TASK
State how many lines contain the string "this", and write nothing else.

PROVIDED RECORDS
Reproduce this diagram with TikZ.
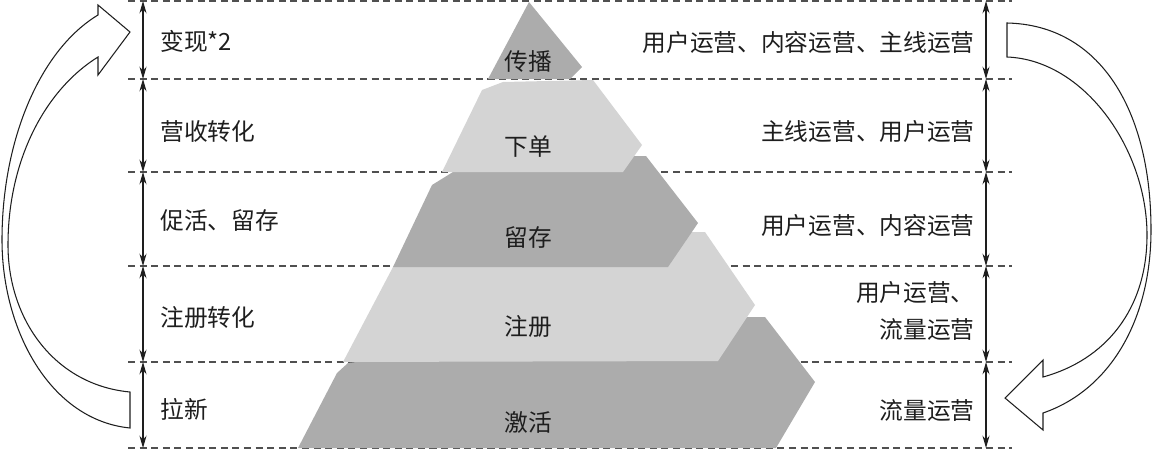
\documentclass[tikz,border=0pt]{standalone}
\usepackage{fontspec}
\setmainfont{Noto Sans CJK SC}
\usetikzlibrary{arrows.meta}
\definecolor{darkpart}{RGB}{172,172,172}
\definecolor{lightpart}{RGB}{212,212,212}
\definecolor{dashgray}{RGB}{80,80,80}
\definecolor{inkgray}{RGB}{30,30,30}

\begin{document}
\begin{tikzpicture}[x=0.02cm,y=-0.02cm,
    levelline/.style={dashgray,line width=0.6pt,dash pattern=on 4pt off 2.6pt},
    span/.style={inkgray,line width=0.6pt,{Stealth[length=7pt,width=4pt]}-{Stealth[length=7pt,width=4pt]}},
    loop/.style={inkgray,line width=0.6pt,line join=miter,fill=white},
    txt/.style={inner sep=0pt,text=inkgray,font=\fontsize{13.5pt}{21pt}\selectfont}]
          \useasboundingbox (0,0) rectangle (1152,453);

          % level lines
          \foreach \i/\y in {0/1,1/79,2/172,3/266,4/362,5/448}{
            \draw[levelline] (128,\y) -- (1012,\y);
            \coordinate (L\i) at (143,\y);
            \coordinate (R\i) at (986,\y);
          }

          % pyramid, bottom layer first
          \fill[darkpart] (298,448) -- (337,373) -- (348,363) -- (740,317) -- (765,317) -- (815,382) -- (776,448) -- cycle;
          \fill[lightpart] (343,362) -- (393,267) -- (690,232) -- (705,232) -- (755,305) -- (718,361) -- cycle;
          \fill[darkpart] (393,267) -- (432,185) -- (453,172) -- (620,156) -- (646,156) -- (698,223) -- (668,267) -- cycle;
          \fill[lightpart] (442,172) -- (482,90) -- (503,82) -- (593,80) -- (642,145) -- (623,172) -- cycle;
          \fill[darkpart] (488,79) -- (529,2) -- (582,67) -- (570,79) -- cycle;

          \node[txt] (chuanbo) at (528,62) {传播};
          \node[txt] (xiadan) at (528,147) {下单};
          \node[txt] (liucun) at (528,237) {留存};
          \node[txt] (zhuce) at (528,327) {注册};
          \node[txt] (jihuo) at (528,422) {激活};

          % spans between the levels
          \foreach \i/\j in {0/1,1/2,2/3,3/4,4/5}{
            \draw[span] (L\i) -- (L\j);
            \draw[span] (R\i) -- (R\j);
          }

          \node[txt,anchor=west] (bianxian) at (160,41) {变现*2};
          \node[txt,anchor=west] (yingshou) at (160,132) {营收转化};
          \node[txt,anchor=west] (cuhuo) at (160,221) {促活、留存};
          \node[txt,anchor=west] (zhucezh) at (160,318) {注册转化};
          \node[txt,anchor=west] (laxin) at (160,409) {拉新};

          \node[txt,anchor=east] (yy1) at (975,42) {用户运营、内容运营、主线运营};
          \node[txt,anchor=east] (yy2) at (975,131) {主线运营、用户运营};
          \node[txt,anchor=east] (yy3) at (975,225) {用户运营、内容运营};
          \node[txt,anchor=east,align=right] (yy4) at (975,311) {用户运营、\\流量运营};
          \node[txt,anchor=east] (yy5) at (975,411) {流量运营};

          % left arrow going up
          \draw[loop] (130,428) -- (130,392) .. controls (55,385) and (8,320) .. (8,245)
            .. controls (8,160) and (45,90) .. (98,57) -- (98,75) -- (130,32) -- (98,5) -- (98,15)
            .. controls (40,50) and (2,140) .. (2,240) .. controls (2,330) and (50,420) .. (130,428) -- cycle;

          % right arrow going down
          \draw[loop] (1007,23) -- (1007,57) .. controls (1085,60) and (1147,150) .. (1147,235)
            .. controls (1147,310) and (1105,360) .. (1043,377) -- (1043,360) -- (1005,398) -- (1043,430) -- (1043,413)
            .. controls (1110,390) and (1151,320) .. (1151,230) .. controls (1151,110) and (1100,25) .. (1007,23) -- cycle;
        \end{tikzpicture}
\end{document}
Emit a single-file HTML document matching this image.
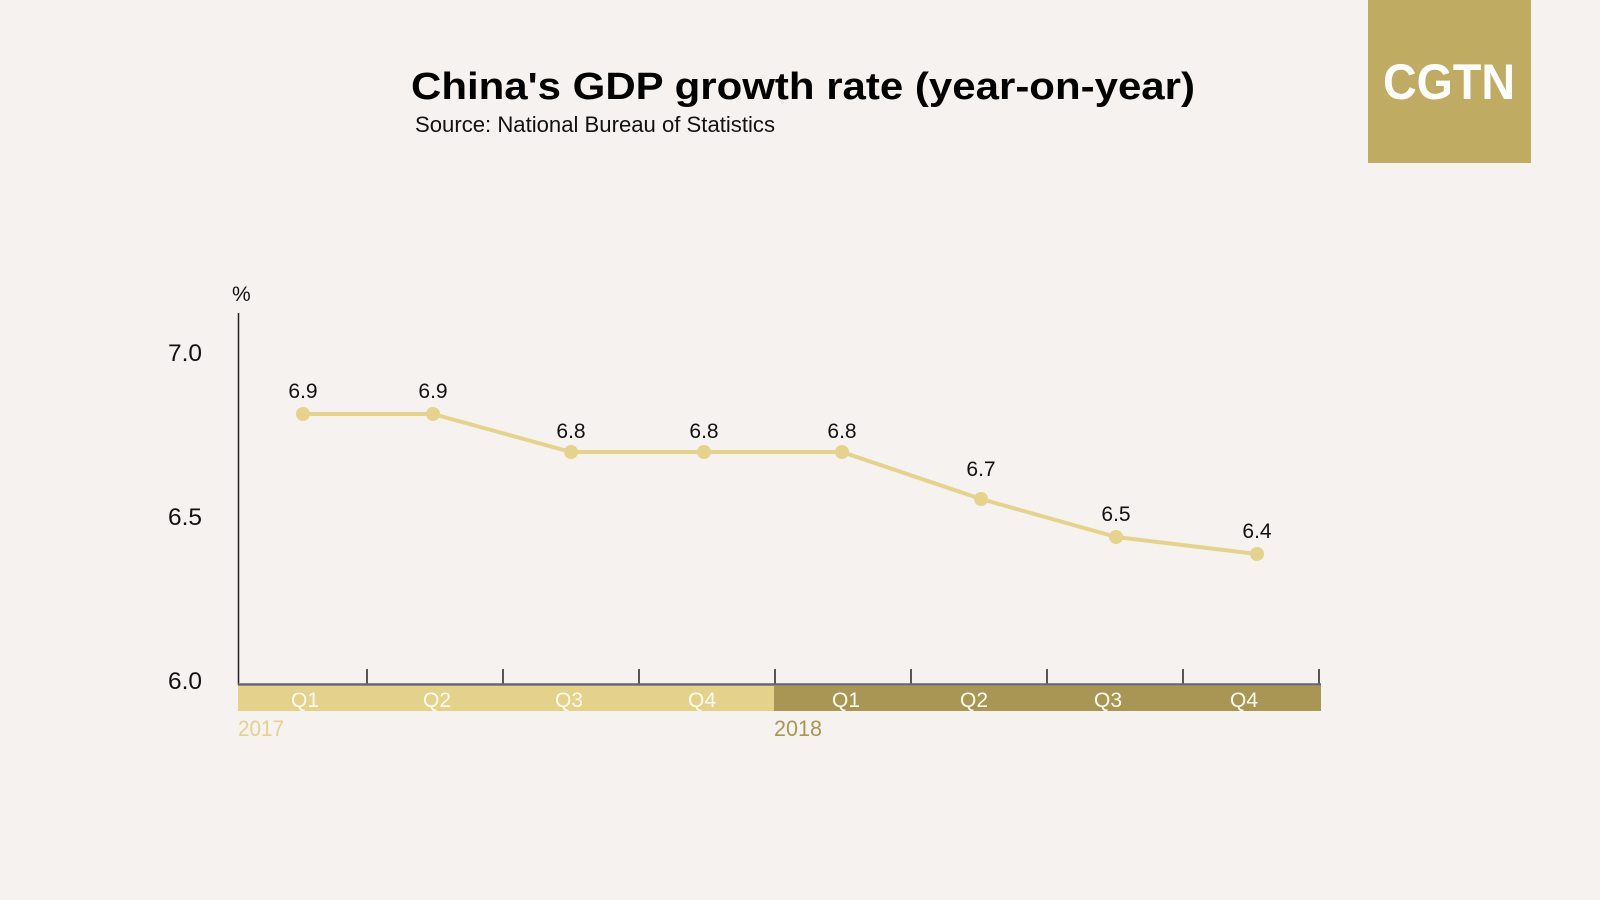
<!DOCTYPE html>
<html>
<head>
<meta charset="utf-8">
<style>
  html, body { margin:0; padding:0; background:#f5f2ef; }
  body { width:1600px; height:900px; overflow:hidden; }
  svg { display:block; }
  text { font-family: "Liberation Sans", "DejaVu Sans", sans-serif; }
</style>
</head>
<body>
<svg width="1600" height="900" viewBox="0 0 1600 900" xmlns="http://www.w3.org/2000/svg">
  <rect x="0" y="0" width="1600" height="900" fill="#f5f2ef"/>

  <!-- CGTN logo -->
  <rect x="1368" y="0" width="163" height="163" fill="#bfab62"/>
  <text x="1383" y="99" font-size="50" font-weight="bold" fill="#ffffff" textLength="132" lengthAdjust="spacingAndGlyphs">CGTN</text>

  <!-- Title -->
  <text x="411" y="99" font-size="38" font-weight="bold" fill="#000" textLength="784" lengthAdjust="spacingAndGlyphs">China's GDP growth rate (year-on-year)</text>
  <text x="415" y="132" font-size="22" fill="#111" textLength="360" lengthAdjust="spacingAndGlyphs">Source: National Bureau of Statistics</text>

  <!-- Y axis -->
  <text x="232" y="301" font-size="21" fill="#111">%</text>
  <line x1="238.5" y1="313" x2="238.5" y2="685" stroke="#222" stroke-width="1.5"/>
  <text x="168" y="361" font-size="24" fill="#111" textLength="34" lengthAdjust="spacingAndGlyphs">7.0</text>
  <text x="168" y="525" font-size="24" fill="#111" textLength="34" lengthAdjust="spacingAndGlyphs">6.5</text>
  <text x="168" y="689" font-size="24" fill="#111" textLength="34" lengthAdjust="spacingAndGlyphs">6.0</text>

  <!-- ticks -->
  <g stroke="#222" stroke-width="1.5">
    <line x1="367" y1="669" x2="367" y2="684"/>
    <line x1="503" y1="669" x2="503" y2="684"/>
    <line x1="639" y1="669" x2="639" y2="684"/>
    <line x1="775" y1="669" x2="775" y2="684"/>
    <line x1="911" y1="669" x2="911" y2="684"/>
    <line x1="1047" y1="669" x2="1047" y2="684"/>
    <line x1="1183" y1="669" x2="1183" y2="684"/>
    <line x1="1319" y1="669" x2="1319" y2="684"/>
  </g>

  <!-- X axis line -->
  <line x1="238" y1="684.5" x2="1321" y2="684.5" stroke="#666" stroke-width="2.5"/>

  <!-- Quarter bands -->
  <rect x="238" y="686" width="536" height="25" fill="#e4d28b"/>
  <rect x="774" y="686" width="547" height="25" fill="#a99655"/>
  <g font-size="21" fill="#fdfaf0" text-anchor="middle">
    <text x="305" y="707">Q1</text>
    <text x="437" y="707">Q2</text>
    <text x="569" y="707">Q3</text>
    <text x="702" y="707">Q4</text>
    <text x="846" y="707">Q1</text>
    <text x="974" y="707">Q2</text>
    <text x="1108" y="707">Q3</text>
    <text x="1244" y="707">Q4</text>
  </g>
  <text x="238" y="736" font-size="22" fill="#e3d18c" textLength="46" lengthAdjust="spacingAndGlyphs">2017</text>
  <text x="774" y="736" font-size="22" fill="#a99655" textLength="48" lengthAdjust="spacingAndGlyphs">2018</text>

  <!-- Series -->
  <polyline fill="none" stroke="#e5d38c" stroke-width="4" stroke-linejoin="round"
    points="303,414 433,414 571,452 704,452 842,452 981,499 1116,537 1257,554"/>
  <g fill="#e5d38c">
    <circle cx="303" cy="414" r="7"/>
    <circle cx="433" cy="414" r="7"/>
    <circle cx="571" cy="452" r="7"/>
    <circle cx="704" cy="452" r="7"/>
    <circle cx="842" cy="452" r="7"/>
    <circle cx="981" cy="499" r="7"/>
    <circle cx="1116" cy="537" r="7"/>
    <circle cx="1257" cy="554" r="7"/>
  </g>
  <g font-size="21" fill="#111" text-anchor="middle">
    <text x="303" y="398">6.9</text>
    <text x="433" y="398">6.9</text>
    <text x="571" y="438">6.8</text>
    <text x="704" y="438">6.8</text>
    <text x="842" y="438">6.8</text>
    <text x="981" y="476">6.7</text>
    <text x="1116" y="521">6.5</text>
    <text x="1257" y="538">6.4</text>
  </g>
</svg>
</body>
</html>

COMPLETE RESPONSE
2